This is how I feel. Just shut up and enjoy your spoils from the glorius sub prime market. Seems like all the people who wanted to live a more grand existence by getting funky loans helped this hypocrite achieve great wealth.
Indeed.
It is an especially offensive condescension that comes from those hypocrites who, laying their head down on a hill of hundred-dollar bills, preach to us about how unimportant money is, how we should be happy with what we have, not strive for material gain, that we need to find an inner, spiritual peace and balance. It is especially egregious when they use that wealth to alleviate their own sense of hyper-materialism by backing and imposing upon the “little people” legislation that strips them of their material possessions even as we struggle to maintain our jobs, our homes, and give up any dream of retiring and face the grim possibility of working until we drop dead in order to maintain this “too extravagant existence” of ours.

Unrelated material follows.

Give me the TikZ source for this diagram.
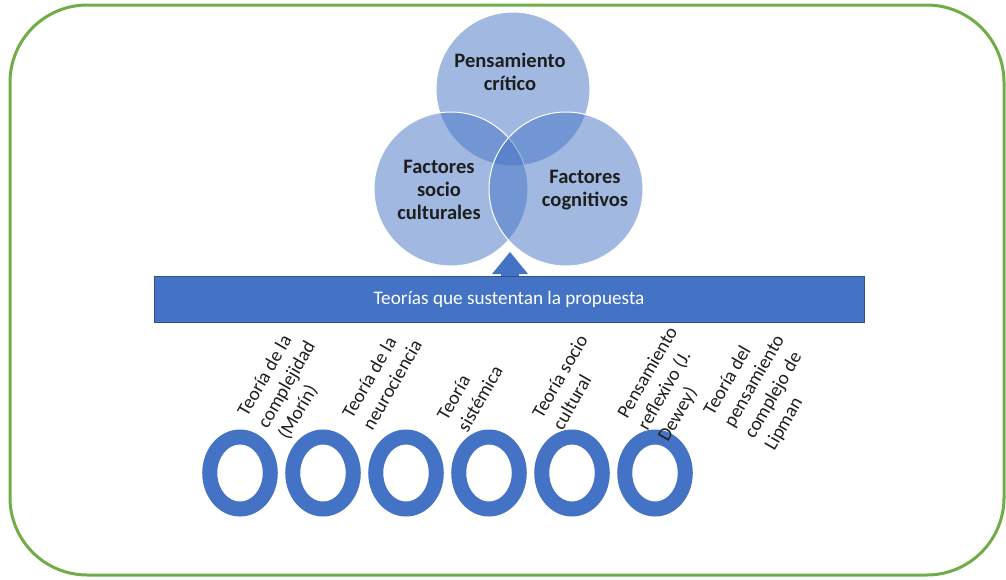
\documentclass[tikz,border=0pt]{standalone}
\usepackage{fontspec}
\setmainfont{Carlito}
\usetikzlibrary{positioning, shapes.geometric, arrows.meta}
\definecolor{officeblue}{RGB}{68,114,196}
\definecolor{officedark}{RGB}{47,82,143}
\definecolor{officegreen}{RGB}{112,173,71}
\definecolor{textdark}{RGB}{30,30,30}

\begin{document}
\begin{tikzpicture}[x=0.75pt, y=-0.75pt,
	venn/.style={circle, minimum size=115.5pt, inner sep=0pt, fill=officeblue, fill opacity=0.5, draw=white, draw opacity=1, line width=0.75pt},
	venntext/.style={font=\fontsize{15.4}{17}\selectfont\bfseries, align=center, text=textdark},
	ring/.style={ellipse, minimum width=45.4pt, minimum height=54pt, inner sep=0pt, draw=officeblue, line width=11.25pt},
	theory/.style={font=\fontsize{14.4}{17.6}\selectfont, align=left, rotate=60, anchor=north west, inner sep=0pt, text=textdark},
	basebar/.style={rectangle, minimum width=532.5pt, minimum height=34.5pt, fill=officeblue, draw=officedark, line width=0.75pt, text=white, font=\fontsize{14.4}{17}\selectfont}]
		
		\useasboundingbox (0,0) rectangle (1006,579);
		
		% Frame
		\draw[officegreen, line width=2.25pt, rounded corners=58pt] (10,5) rectangle (1004,575);
		
		% Draw Shape
		\node[venn] (crit) at (513,89) {};
		\node[venn] (soc) at (451,189) {};
		\node[venn] (cog) at (566,189) {};
		
		\node[basebar] (bar) at (509,299) {Teorías que sustentan la propuesta};
		\coordinate (tip) at (510,252);
		\draw[officeblue, line width=13.5pt, -{Triangle[length=16.5pt, width=27pt, line width=0pt]}] (bar.north -| tip) -- (tip);
		
		\foreach \x [count=\i] in {240,323,406,489,572,655}
			\node[ring] (r\i) at (\x,473) {};
		
		% Labels
		\node[venntext] (critlbl) at (510,72) {Pensamiento\\crítico};
		\node[venntext] (soclbl) at (439,190) {Factores\\socio\\culturales};
		\node[venntext] (coglbl) at (585,190) {Factores\\cognitivos};
		
		\foreach \x/\y/\txt [count=\i] in {235.5/410.8/{Teoría de la\\complejidad\\(Morín)},
				340.5/412.8/{Teoría de la\\neurociencia},
				435.5/414.8/{Teoría\\sistémica},
				530.5/412.8/{Teoría socio\\cultural},
				615.5/412.8/{Pensamiento\\reflexivo (J.\\Dewey)},
				701.5/409.8/{Teoría del\\pensamiento\\complejo de\\Lipman}}
			\node[theory] (t\i) at (\x,\y) {\txt};
		
\end{tikzpicture}
\end{document}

While I’m not a fan of the French Revolution and view it as diametrically opposed to the American Revolution in that it ushered in France’s age of socialism, we are witnessing in this phase of U.S. history a near repetition of France’s history with the flagrant collusion of the governing aristocracy/oligarchy to make the richest even richer and more powerful and doing so at the expense of the middle class.
While I loathe that aspect of French history that was marked by the guillotine, I can understand how people can be pushed into that decrepit level of blood-lust.
This guy made his wealth on the misery or millions. If he had made it by inventing a new and revolutionary product, manufacturing, providing something that contributes to the great good, I would agree with you. But the way this guy made his money you are way to forgiving and very much wrong.
I guess the term: “Embarrassment of Riches” has fallen out of favor.
Camel, meet eye of needle.
I don’t have any problem with his wealth either. It’s his hypocrisy that I don’t like.